The focus ebbs and flows from the kitchen to the entire organization. It can drag you out of the kitchen and into the office, helping to make decisions for the growth and success of the entire business. From helping to choose worker’s comp insurance and payroll companies, to managing all managers, front and back. Being financially responsible not only to the food cost numbers, but investors and partners as well.
With the business background, I handle a lot of the tax prep to be turned over to our accountant for annual tax returns and reporting. NOT so fun. However, I also designated myself as wine buyer, which requires a LOT of tasting. Now that IS fun!
You’re making breakfast; what are you having?
I love making hash. I find it to be a great way to get the creative juices flowing. It normally consists of what might have been for dinner the night before. Tender beef from braised short ribs or pot roast, chicken that was roasted with potatoes and fennel, leftover smoked salmon from a meat and cheese platter. No matter what it is, I still add fresh bacon, some greens or asparagus, and always top with a poached egg and shaved Parm or aged cheddar.
Your degree had an emphasis on African heritage cuisine, Italian and Irish immigrant cooking. So how did you settle on a Southern focus?
Before attending the California Culinary Academy in San Francisco, I had the pleasure of living with a Southern rock band whose members were from in and around the New Orleans area of Louisiana. They were living in a trailer here in Orange County, and at the age of 19, I spent a year with them. They were the major source of inspiration to my interest in Southern cuisine. I started to ask questions like, “Why are their food and traditions so different than mine, yet we are all Americans?” This led to a further discussion, which led to the courses and research I chose during culinary school — the broader subject of Regional American Cooking and how the many immigrants that came and settled into those respective regions shaped the cuisine, the land and the traditions.
Most important quality you look for in a sous chef.
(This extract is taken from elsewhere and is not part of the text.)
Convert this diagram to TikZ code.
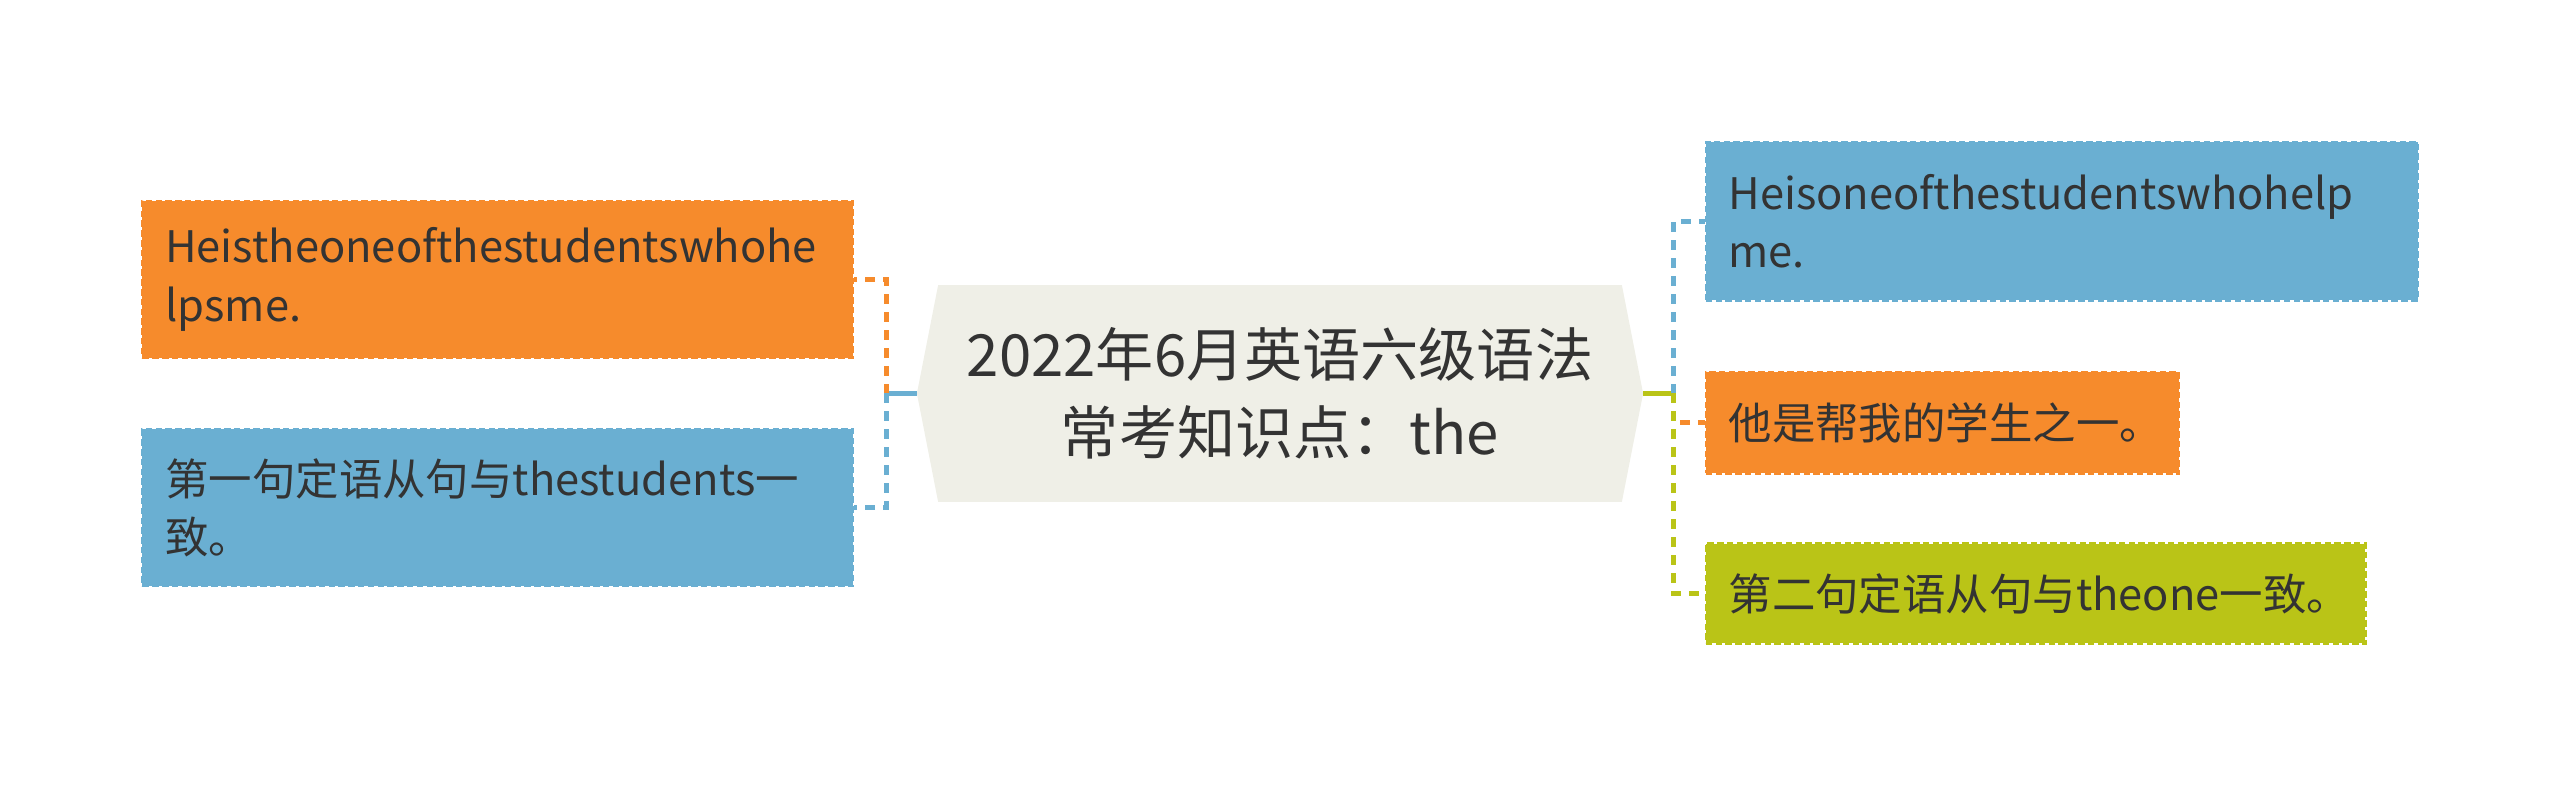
\documentclass[tikz,border=0pt]{standalone}
\usepackage{fontspec}
\setmainfont{Noto Sans CJK SC}
\usetikzlibrary{backgrounds}

\definecolor{boxorange}{HTML}{F68B2C}
\definecolor{boxblue}{HTML}{6AAFD2}
\definecolor{boxgreen}{HTML}{BAC417}
\definecolor{mainfill}{HTML}{EFEFE7}
\definecolor{textgrey}{HTML}{333333}

\begin{document}
\begin{tikzpicture}[x=0.5pt, y=-0.5pt,
		leaf/.style={draw=#1, fill=#1, dash pattern=on 2pt off 1pt, line width=0.75pt,
			inner xsep=7pt, inner ysep=0pt, align=left, text=textgrey,
			font=\fontsize{13.3pt}{18pt}\selectfont},
		link/.style={#1, line width=1.6pt, dash pattern=on 3pt off 2.5pt},
		stub/.style={#1, line width=1.6pt}]
		
		%canvas
		\useasboundingbox (0,0) rectangle (1568,482.6);
		
		%definition of joint positions
		\def\lX{543};
		\def\rX{1025};
		\def\mY{241};
		
		\coordinate (ljoint) at (\lX,\mY);
		\coordinate (rjoint) at (\rX,\mY);
		
		%main topic
		\node [minimum width=222pt, minimum height=66pt, inner sep=0pt, align=center, text=textgrey,
			font=\fontsize{17.8pt}{24pt}\selectfont] (main) at (784,\mY)
			{2022年6月英语六级语法\\常考知识点：the};
		\begin{scope}[on background layer]
			\fill [mainfill] ([xshift=6.5pt]main.north west) -- ([xshift=-6.5pt]main.north east)
				-- (main.east) -- ([xshift=-6.5pt]main.south east)
				-- ([xshift=6.5pt]main.south west) -- (main.west) -- cycle;
		\end{scope}
		
		%left leaves
		\node [leaf=boxorange, anchor=east, text width=203.5pt, minimum height=48pt] (lsent) at (523,171)
			{Heistheoneofthestudentswhohe\\lpsme.};
		\node [leaf=boxblue, anchor=east, text width=203.5pt, minimum height=48pt] (lnote) at (523,311)
			{第一句定语从句与thestudents一\\致。};
		
		%right leaves
		\node [leaf=boxblue, anchor=west, text width=204pt, minimum height=48.5pt] (rsent) at (1044,135.5)
			{Heisoneofthestudentswhohelp\\me.};
		\node [leaf=boxorange, anchor=west, text width=131pt, minimum height=31pt] (rtrans) at (1044,259)
			{他是帮我的学生之一。};
		\node [leaf=boxgreen, anchor=west, text width=188pt, minimum height=30.5pt] (rnote) at (1044,363.5)
			{第二句定语从句与theone一致。};
		
		%connectors
		\draw [stub=boxblue] (main.west) -- (ljoint);
		\draw [link=boxorange] (ljoint) |- (lsent.east);
		\draw [link=boxblue] (ljoint) |- (lnote.east);
		
		\draw [stub=boxgreen] (main.east) -- (rjoint);
		\draw [link=boxblue] (rjoint) |- (rsent.west);
		\draw [link=boxorange] (rjoint) |- (rtrans.west);
		\draw [link=boxgreen] (rjoint) |- (rnote.west);
		
	\end{tikzpicture}
\end{document}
Organization beyond mise-en-place. A sous chef should be a great multi-tasker. I need to be comfortable knowing that the menu is being executed, and that there is productive communication taking place within the kitchen and with the front of the house staff and management, including myself and my partner. On top of all the moving parts and the high volume during service, prep lists need to be accurate, inventive specials need to be created, inventories need to be conducted, breaks need to be issued, overtime needs to be in check, health inspections need to be passed. All that can only be pulled off by a very organized person, because there will always be a surprise “fire” to put out on top of it all.
What is on your seasonal menu these days?
After 20 years, it’s hard to get away from what we’ve become known for at the core of our menu. We do have several specials on a daily basis, and a small vegetable section on our dinner menu, however, where we use seasonal, appropriate ingredients and presentations. Right now we’re using cranberries— dried and fresh, endive and treviso, tri-colored cauliflower and romanesco and duck breast with white beans and garlic sausage for a mock cassoulet. Lamb shanks are coming up.
What would be your last meal on Earth?
I always wonder how people can answer this question. I’m a moody person, so it would depend on the day. And with food being such a huge part of my life, I don’t think one meal would do it. Once I learn the end is near, it would be a mad rush to get in all my favorites. Oysters and champagne, lobster, caviar, a Double-Double, good dim sum, a simple roast chicken. However, I would be happy to end on Auntie Sue’s Korean BBQ.